Однако он так обезумел от страсти, что ничего не хотел слушать. Мне оставалось только позвать на помощь, но я не успела этого сделать. В карету, свесившись с лошади, вдруг, заглянул штабс-ротмистр Вяземский.
— Иван Николаевич, — позвал он Татищева и крайне удивился, не обнаружив того на привычном месте.
— Алевтина Сергеевна! Где же Иван Николаевич? — растеряно, спросил он. — Неужто мы его забыли в имении?
Ах, что была его растерянность рядом с моей! Меня просто сковал ужас перед грядущим позором! Я даже на мгновение потеряла голос! Однако сумела отвлечься от истомы и ответила, как мне показалось, безо всякого волнения в голосе.
— Иван Николаевич заболел!
— Как заболел?! — вскричал Денис Александрович. — Он же с утра был совсем здоров!
— Только что заболел, я даже не успела вас окликнуть, — ответила я. — Вдруг взял и упал с дивана!
Вяземский встревожился и попытался засунуть голову в небольшое окно несущейся кареты. Однако его конь дернулся, и он крепко ударился затылком о раму.
— Будь ты проклят, иди ровнее! — закричал он на него и исчез из моих глаз.

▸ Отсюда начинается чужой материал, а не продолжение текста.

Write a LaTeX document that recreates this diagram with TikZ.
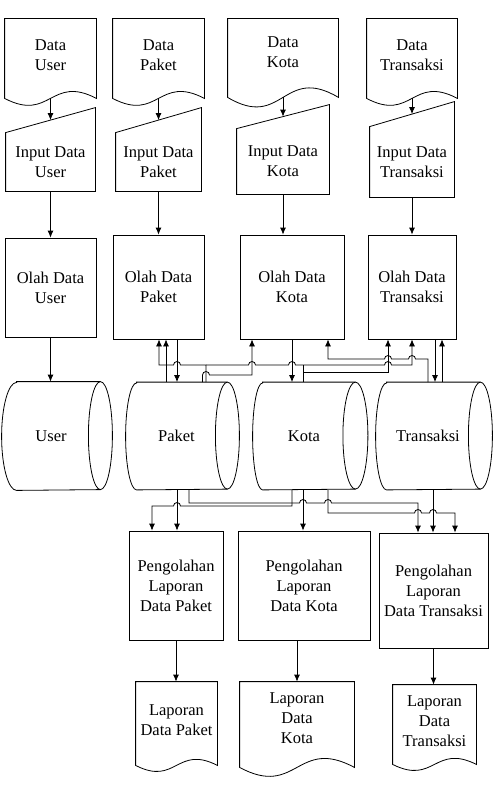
\documentclass[tikz,border=0pt]{standalone}
\usepackage{fontspec}
\setmainfont{Liberation Serif}
\usepackage{tikz}
\usetikzlibrary{calc}
\usetikzlibrary{arrows.meta}
\tikzset{>={Latex[length=7pt,width=6pt]}}
\tikzstyle{box} = [rectangle, draw=black, align=center, inner sep=0pt, font=\fontsize{16.5}{20}\selectfont]
\tikzstyle{txt} = [rectangle, draw=none, align=center, inner sep=0pt, font=\fontsize{16.5}{20}\selectfont]

% outlines drawn round the text nodes
\newcommand{\docoutline}[3]{%
  \draw (#1.north west) -- (#1.north east) -- ($(#1.south east)+(0,#2)$)
    .. controls ($(#1.south)+(0,#2-#3)$) and ($(#1.south)+(0,#2+#3)$) .. ($(#1.south west)+(0,#2)$) -- cycle;}
\newcommand{\inoutline}[2]{%
  \draw (#1.north west) -- ($(#1.north east)+(0,-#2)$) -- (#1.south east) -- (#1.south west) -- cycle;}
\newcommand{\dboutline}[4]{%
  \draw ($(#1.north west)+(#2,0)$) -- (#1.north east)
    arc[start angle=90, end angle=-90, x radius=#3pt, y radius=#4pt]
    -- ($(#1.south west)+(#2,0)$)
    arc[start angle=270, end angle=90, x radius=#2pt, y radius=#4pt] -- cycle;
  \draw (#1.north east) arc[start angle=90, end angle=270, x radius=#3pt, y radius=#4pt];}

\begin{document}
\begin{tikzpicture}[x=1pt, y=-1pt, line width=0.8pt]
\useasboundingbox (0,0) rectangle (496,792);

% input documents
\node [txt, minimum width=91pt, minimum height=72pt] (dUser) at (50.5,55) {Data\\User};
\node [txt, minimum width=91pt, minimum height=72pt] (dPaket) at (158.5,55) {Data\\Paket};
\node [txt, minimum width=110pt, minimum height=66pt] (dKota) at (283,52) {Data\\Kota};
\node [txt, minimum width=90pt, minimum height=72pt] (dTrans) at (412,55) {Data\\Transaksi};
\docoutline{dUser}{7}{24}
\docoutline{dPaket}{7}{24}
\docoutline{dKota}{12}{33}
\docoutline{dTrans}{7}{24}

% manual input
\node [txt, minimum width=89pt, minimum height=58pt] (iUser) at (50.5,162) {Input Data\\User};
\node [txt, minimum width=85pt, minimum height=58pt] (iPaket) at (158.5,162) {Input Data\\Paket};
\node [txt, minimum width=92pt, minimum height=65pt] (iKota) at (283,161.5) {Input Data\\Kota};
\node [txt, minimum width=84pt, minimum height=70pt] (iTrans) at (412,162) {Input Data\\Transaksi};
\inoutline{iUser}{25}
\inoutline{iPaket}{25}
\inoutline{iKota}{24}
\inoutline{iTrans}{25}

% processes
\node [box, minimum width=91pt, minimum height=99pt] (oUser) at (50.5,287.5) {Olah Data\\User};
\node [box, minimum width=91pt, minimum height=104pt] (oPaket) at (158.5,287) {Olah Data\\Paket};
\node [box, minimum width=104pt, minimum height=104pt] (oKota) at (292,287) {Olah Data\\Kota};
\node [box, minimum width=88pt, minimum height=104pt] (oTrans) at (412,287) {Olah Data\\Transaksi};

% storage
\node [txt, minimum width=98pt, minimum height=108pt] (dbUser) at (51,436) {User};
\node [txt, minimum width=101pt, minimum height=107pt] (dbPaket) at (176.5,436) {Paket};
\node [txt, minimum width=102pt, minimum height=107pt] (dbKota) at (304,436) {Kota};
\node [txt, minimum width=104pt, minimum height=107pt] (dbTrans) at (428,436) {Transaksi};
\dboutline{dbUser}{15}{12}{54}
\dboutline{dbPaket}{11}{12}{53.5}
\dboutline{dbKota}{10}{12.5}{53.5}
\dboutline{dbTrans}{11}{12}{53.5}

% reports
\node [box, minimum width=94pt, minimum height=109pt] (pPaket) at (176,585.5) {Pengolahan\\Laporan\\Data Paket};
\node [box, minimum width=132pt, minimum height=109pt] (pKota) at (304,585.5) {Pengolahan\\Laporan\\Data Kota};
\node [box, minimum width=109pt, minimum height=115pt] (pTrans) at (433.5,590.5) {Pengolahan\\Laporan\\Data Transaksi};

\node [txt, minimum width=81pt, minimum height=76pt] (lPaket) at (176.5,720) {Laporan\\Data Paket};
\node [txt, minimum width=114pt, minimum height=72pt] (lKota) at (297,718) {Laporan\\Data\\Kota};
\node [txt, minimum width=83pt, minimum height=72pt] (lTrans) at (434.5,721) {Laporan\\Data\\Transaksi};
\docoutline{lPaket}{7}{21}
\docoutline{lKota}{13}{31}
\docoutline{lTrans}{7}{21}

% straight flows
\draw [->] ($(dUser.south)+(0,7)$) -- ($(iUser.north)+(0,-12.5)$);
\draw [->] ($(dPaket.south)+(0,7)$) -- ($(iPaket.north)+(0,-12.5)$);
\draw [->] ($(dKota.south)+(0,12)$) -- ($(iKota.north)+(0,-12)$);
\draw [->] ($(dTrans.south)+(0,7)$) -- ($(iTrans.north)+(0,-12.5)$);
\draw [->] (iUser.south) -- (oUser.north);
\draw [->] (iPaket.south) -- (oPaket.north);
\draw [->] (iKota.south) -- (iKota.south |- oKota.north);
\draw [->] (iTrans.south) -- (oTrans.north);
\draw [->] (oUser.south) -- (oUser.south |- dbUser.north);

% between processes and storage
\draw [->] (166,0 |- dbPaket.north) -- (166,0 |- oPaket.south);
\draw [->] (177,0 |- oPaket.south) -- (177,0 |- dbPaket.north);
\draw [->] (206,0 |- dbPaket.north) -- (206,365) -- (180.5,365) arc[start angle=0, end angle=180, radius=3.5pt] -- (159,365) -- (159,0 |- oPaket.south);
\draw [->] (206,365) -- (248.5,365) arc[start angle=180, end angle=0, radius=3.5pt] -- (288.5,365) arc[start angle=180, end angle=0, radius=3.5pt] -- (384.5,365) arc[start angle=180, end angle=0, radius=3.5pt] -- (412,365) -- (412,0 |- oTrans.south);
\draw (303,0 |- dbKota.north) -- (303,365);
\draw [->] (303,372) -- (388,372) -- (388,0 |- oTrans.south);
\draw [->] (202.5,0 |- dbPaket.north) -- (202.5,375) arc[start angle=180, end angle=0, radius=3.5pt] -- (252,375) -- (252,0 |- oKota.south);
\draw [->] (428,0 |- dbTrans.north) -- (428,359) -- (415.5,359) arc[start angle=0, end angle=180, radius=3.5pt] -- (391.5,359) arc[start angle=0, end angle=180, radius=3.5pt] -- (328,359) -- (328,0 |- oKota.south);
\draw [->] (292,0 |- oKota.south) -- (292,0 |- dbKota.north);
\draw [->] (435,0 |- oTrans.south) -- (435,0 |- dbTrans.north);
\draw [->] (442,0 |- dbTrans.north) -- (442,0 |- oTrans.south);

% between storage and reports
\draw [->] (177,0 |- dbPaket.south) -- (177,0 |- pPaket.north);
\draw [->] (292,0 |- dbKota.south) -- (292,506) -- (180.5,506) arc[start angle=0, end angle=180, radius=3.5pt] -- (152,506) -- (152,0 |- pPaket.north);
\draw [->] (189,0 |- dbPaket.south) -- (189,503) -- (299.5,503) arc[start angle=180, end angle=0, radius=3.5pt] -- (324.5,503) arc[start angle=180, end angle=0, radius=3.5pt] -- (418,503) -- (418,0 |- pTrans.north);
\draw [->] (303,0 |- dbKota.south) -- (303,0 |- pKota.north);
\draw [->] (328,0 |- dbKota.south) -- (328,513) -- (414.5,513) arc[start angle=180, end angle=0, radius=3.5pt] -- (429.5,513) arc[start angle=180, end angle=0, radius=3.5pt] -- (455,513) -- (455,0 |- pTrans.north);
\draw [->] (433,0 |- dbTrans.south) -- (433,0 |- pTrans.north);

\draw [->] (pPaket.south) -- (pPaket.south |- lPaket.north);
\draw [->] (lKota.north |- pKota.south) -- (lKota.north);
\draw [->] (pTrans.south) -- (pTrans.south |- lTrans.north);
\end{tikzpicture}
\end{document}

— Иван Николаевич, прекратите и немедленно меня отпустите, и перестаньте раздвигать мне ноги, вы мне наделаете синяков! — взмолилась я. — Ах, господи, что же нам теперь делать!
Увы, флигель-адъютант как раз в те мгновения пребывал в таком состоянии, что ничем не мог мне помочь. Мне самой пришлось выдумывать, как выйти из пикантной ситуации. Торопливая мысль назвать Татищева больным показалось мне удачной и единственно правильной. Ей я и решила держаться.